Although I try to maintain a global perspective throughout this book, many readers will find its focus overly Eurocentric. Were not the Chinese—the inventors of paper, the printing press, and gunpowder—the great innovative engineers of the premodern world? Were not the early Arab empires oases of learning and culture during a time when Europe was mired in the Dark Ages? Did not mathematicians in India devise a numerical system, incorporating the concept of zero, that was far more advanced than the Greco-Roman letter-based system? To all these questions a resounding yes. Yet not one of these societies was able to turn the modern Western trick of continuously and permanently raising its citizens’ standard of living. Further, the four factors responsible for modern wealth—property rights borne on the common law, scientific rationalism, advanced capital markets, and the great advances in transport and communication—were largely European in origin.

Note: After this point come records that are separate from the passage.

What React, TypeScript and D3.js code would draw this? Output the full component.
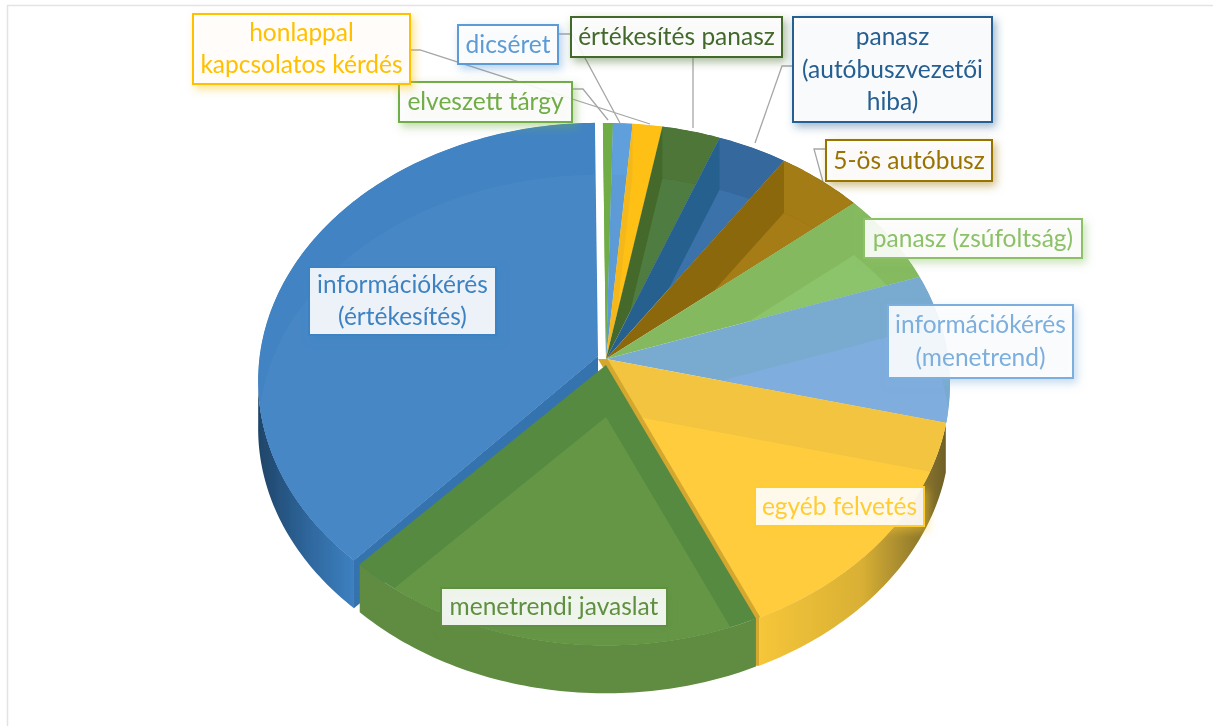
import React, { useMemo } from "react";
import * as d3 from "d3";

const categories = ["elveszett tárgy","dicséret","honlappal kapcsolatos kérdés","értékesítés panasz","panasz (autóbuszvezetői hiba)","5-ös autóbusz","panasz (zsúfoltság)","információkérés (menetrend)","egyéb felvetés","menetrendi javaslat","információkérés (értékesítés)"];
const values = [0.51,1.0,1.53,3.0,3.6,4.47,5.72,9.2,14.44,18.64,37.88];
const bandColors = ["#6DAB45","#5B9BD5","#F4B81A","#44692C","#27608F","#8C680D","#84B95E","#79ABD0","#F2C43F","#568A41","#4484C3"];
const rimColors = ["#70AD47","#5F9FDB","#FFC012","#4E7638","#35699D","#A37C14","#85BA5F","#79ABD0","#F2C43F","#568A41","#4384C3"];
const wedgeColors = ["#70AD47","#5B9BD5","#FFC012","#507C3F","#3A72A9","#A57C16","#8CC46C","#7FADDE","#FFCC3D","#659645","#4687C6"];
const sideStart = ["#70AD47","#5B9BD5","#FFC012","#4E7A35","#34699D","#A57C16","#8CC168","#7FADDE","#F6C63A","#5F8C40","#1F4468"];
const sideMid = ["#70AD47","#5B9BD5","#FFC012","#4E7A35","#34699D","#A57C16","#8CC168","#7FADDE","#D9B034","#5F8C40","#2F689F"];
const sideEnd = ["#70AD47","#5B9BD5","#FFC012","#4E7A35","#34699D","#A57C16","#8CC168","#7FADDE","#6E6028","#5F8C40","#3D80C0"];
const labelLines = [["elveszett tárgy"],["dicséret"],["honlappal","kapcsolatos kérdés"],["értékesítés panasz"],["panasz","(autóbuszvezetői","hiba)"],["5-ös autóbusz"],["panasz (zsúfoltság)"],["információkérés","(menetrend)"],["egyéb felvetés"],["menetrendi javaslat"],["információkérés","(értékesítés)"]];
const labelColors = ["#70AD47","#5B9BD5","#FFC000","#43682B","#255E91","#997300","#8CC168","#7CAFDD","#FFCD33","#5F8F3F","#3E83C3"];
const labelBoxes = [[399,82,572,122],[458,25,558,64],[193,14,410,84],[571,17,782,57],[793,17,992,122],[826,140,992,181],[864,219,1082,258],[888,305,1073,378],[755,487,924,526],[441,588,667,626],[309,267,496,335]];
const leaderLines = [
  [[572,89],[583,89],[608,120]],
  [[558,34],[572,34],[620,123]],
  [[410,50],[420,50],[650,124]],
  [[693,57],[693,128]],
  [[793,66],[782,66],[755,143]],
  [[826,149],[814,149],[823,182]],
];

const W = 1213, H = 726;
const CX = 606, CY = 359, RX = 342.4, RY = 258.6, K = 0.0958, DEPTH = 48, INNER_SHIFT = 52;
const START = -0.01;
const BLUE = 10, GREEN = 9, YELLOW = 8;
const off = (i: number) =>
  i === BLUE ? { ox: -8, oy: -3, r: 0.988, da: -0.017 }
  : i === GREEN ? { ox: 0, oy: 6, r: 0.98, da: 0 }
  : { ox: 0, oy: 0, r: 1, da: 0 };

function project(theta: number, r: number, ox = 0, oy = 0): [number, number] {
  const s = Math.sin(theta) * r, c = Math.cos(theta);
  const w = 1 + K * c;
  return [CX + ox + (RX * s) / w, CY + oy - (RY * c * r) / w];
}
function arcPts(a0: number, a1: number, r: number, ox = 0, oy = 0) {
  const n = Math.max(4, Math.ceil((a1 - a0) * 60));
  return d3.range(n + 1).map((i) => project(a0 + ((a1 - a0) * i) / n, r, ox, oy));
}
const line = d3.line();
const down = (p: [number, number][], d: number) => p.map(([x, y]) => [x, y + d] as [number, number]);

export default function App() {
  const arcs = useMemo(() => d3.pie<number>().sort(null).startAngle(START).endAngle(START + 2 * Math.PI)(values), []);
  const order = [10, 0, 1, 2, 3, 4, 5, 6, 7, 9, 8];
  return (
    <svg width={W} height={H} style={{ position: "absolute", left: 0, top: 0, fontFamily: "Lato" }}>
      <defs>
        <filter id="soft" x="0" y="0" width="100%" height="100%" filterUnits="userSpaceOnUse">
          <feGaussianBlur stdDeviation="0.55" />
        </filter>
        {arcs.map((a, i) => {
          const { ox, oy, r, da } = off(i);
          const face = [[CX + ox, CY + oy] as [number, number], ...arcPts(a.startAngle + da, a.endAngle, r, ox, oy)];
          return (
            <React.Fragment key={i}>
              <clipPath id={`face${i}`}><path d={line(face)! + "Z"} /></clipPath>
              <linearGradient id={`side${i}`} x1="0" x2="1" y1="0" y2="0">
                <stop offset="0" stopColor={sideStart[i]} />
                <stop offset="0.55" stopColor={sideMid[i]} />
                <stop offset="1" stopColor={sideEnd[i]} />
              </linearGradient>
            </React.Fragment>
          );
        })}
        {labelColors.map((c, i) => (
          <filter key={i} id={`sh${i}`} x="-20%" y="-30%" width="140%" height="170%">
            <feDropShadow dx="3" dy="4" stdDeviation="4" floodColor={c} floodOpacity="0.5" />
          </filter>
        ))}
      </defs>
      <rect x={0} y={0} width={W} height={H} fill="#fff" />
      <path d={`M7.5 ${H}V5.5H${W}`} fill="none" stroke="#e3e3e3" strokeWidth={1.5} />

      <g filter="url(#soft)">
        {leaderLines.map((l, i) => (
          <path key={i} d={line(l as [number, number][])!} fill="none" stroke="#a6a6a6" strokeWidth={1.3} />
        ))}

        {order.map((i) => {
          const a = arcs[i];
          const { ox, oy, r, da } = off(i);
          const top = arcPts(a.startAngle + da, a.endAngle, r, ox, oy);
          const apex: [number, number] = [CX + ox, CY + oy];
          const face = [apex, ...top];
          const a0 = Math.max(a.startAngle + da, Math.PI / 2 + 0.25);
          const a1 = Math.min(a.endAngle, (3 * Math.PI) / 2 - 0.08);
          let wall: [number, number][] | null = null;
          if (a1 > a0) {
            const t = arcPts(a0, a1, r, ox, oy);
            wall = [...t, ...down(t, DEPTH).reverse()];
          }
          const rim = [...top, ...down(top, INNER_SHIFT).reverse()];
          const cut = i === BLUE ? [apex, top[0], ...down([top[0], apex], DEPTH)] : null;
          // gold cut face of the yellow slice: sits under the green slice and closes the seam between them
          let seam: [number, number][] | null = null;
          let edge: [number, number][] | null = null;
          if (i === GREEN) {
            const y = arcs[YELLOW];
            const c = project(y.endAngle, 1);
            const ya: [number, number] = [CX, CY];
            seam = [ya, c, [c[0], c[1] + DEPTH], [c[0] - 8, c[1] + DEPTH], [c[0] - 8, c[1]], [CX - 8, CY]];
          }
          if (i === YELLOW) edge = [apex, top[top.length - 1]];
          return (
            <g key={i}>
              {seam && <path d={line(seam)! + "Z"} fill="#D4A72F" />}
              {wall && <path d={line(wall)! + "Z"} fill={`url(#side${i})`} />}
              {cut && <path d={line(cut)! + "Z"} fill="#3573AE" />}
              <path d={line(face)! + "Z"} fill={bandColors[i]} />
              <path d={line(rim)! + "Z"} fill={rimColors[i]} clipPath={`url(#face${i})`} />
              <path d={line(down(face, INNER_SHIFT))! + "Z"} fill={wedgeColors[i]} clipPath={`url(#face${i})`} />
              {edge && <path d={line(edge)!} stroke="#D4A72F" strokeWidth={2.5} fill="none" />}
            </g>
          );
        })}

        {labelLines.map((lines, i) => {
          const [x0, y0, x1, y1] = labelBoxes[i];
          const mx = (x0 + x1) / 2, my = (y0 + y1) / 2;
          const lh = 32.5;
          return (
            <g key={i}>
              <rect x={x0} y={y0} width={x1 - x0} height={y1 - y0} fill="#fff" fillOpacity={0.88} stroke={labelColors[i]}
                strokeWidth={2} filter={`url(#sh${i})`} />
              <text x={mx} textAnchor="middle" fontSize={24.5} fill={labelColors[i]}>
                {lines.map((t, j) => (
                  <tspan key={j} x={mx} y={my + (j - (lines.length - 1) / 2) * lh + 8}>{t}</tspan>
                ))}
              </text>
            </g>
          );
        })}
      </g>
    </svg>
  );
}
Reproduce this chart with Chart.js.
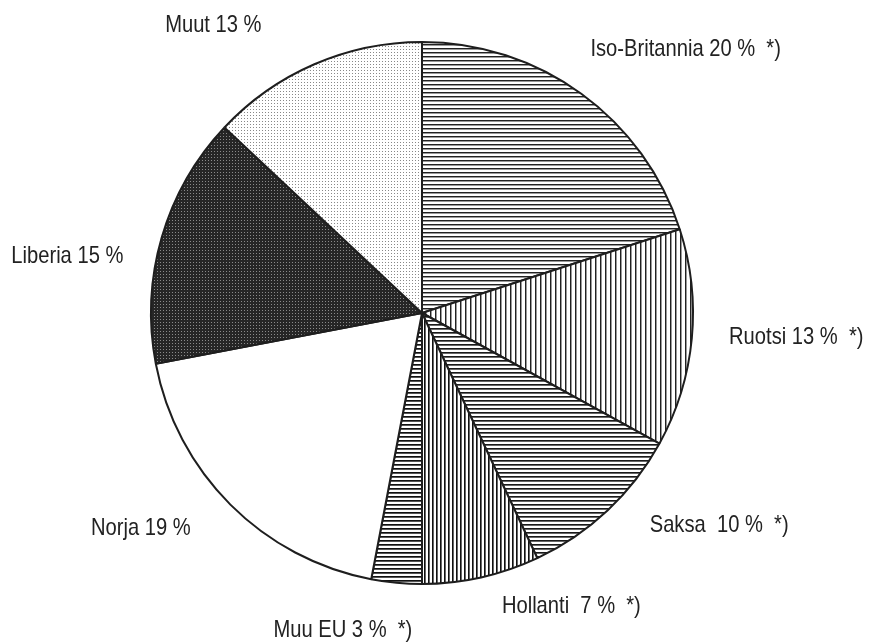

Although prosperity has become a global phenomenon, there is no escaping the fact that the nursery of modern wealth lies in the area between Glasgow and Genoa.
Finally, the book’s third section will plumb the sociological, political, economic, and military consequences of the great discrepancies in personal and national wealth that have arisen from this birth of plenty, and what the consequences of growth hold in store for the future.
Recent advances in the social sciences provide us with a fascinating window on the complex interaction of societal values, wealth, and politics. First, the bad news. In a world growing more and more prosperous, people are not necessarily becoming happier, particularly in the West. But the good news is that substantial improvements in individual well-being are occurring in developing nations. As nations pass from the third world to the first, their citizens do indeed become more satisfied. Moreover, it is economic development that produces democracy, not the other way around—"too much" democracy may actually be bad for economic growth. The rule of law is the essential bulwark of a robust system of property rights. Property rights, in turn, are essential to prosperity. Finally, prosperity is the essential fertile soil in which democracy flourishes. Thus, optimism about democratic development in a nation whose traditional cultural values are antithetical to the rule of law—such as Iraq or Afghanistan—is likely to prove costly and dangerous.
I will argue that the destinies of nations are determined far more by their economic dynamism than by the vagaries of war, culture, and politics. The current world hegemony underwritten by American military might is no accident. History teaches that the fate of all great world powers is decay and downfall, but this cannot occur to the United States until another nation both surpasses American economic productivity and takes an interest in projecting power—something that will not likely come to pass anytime soon.
By examining how our world prospered when and where it did, we just may be able to better divine where it is we are going.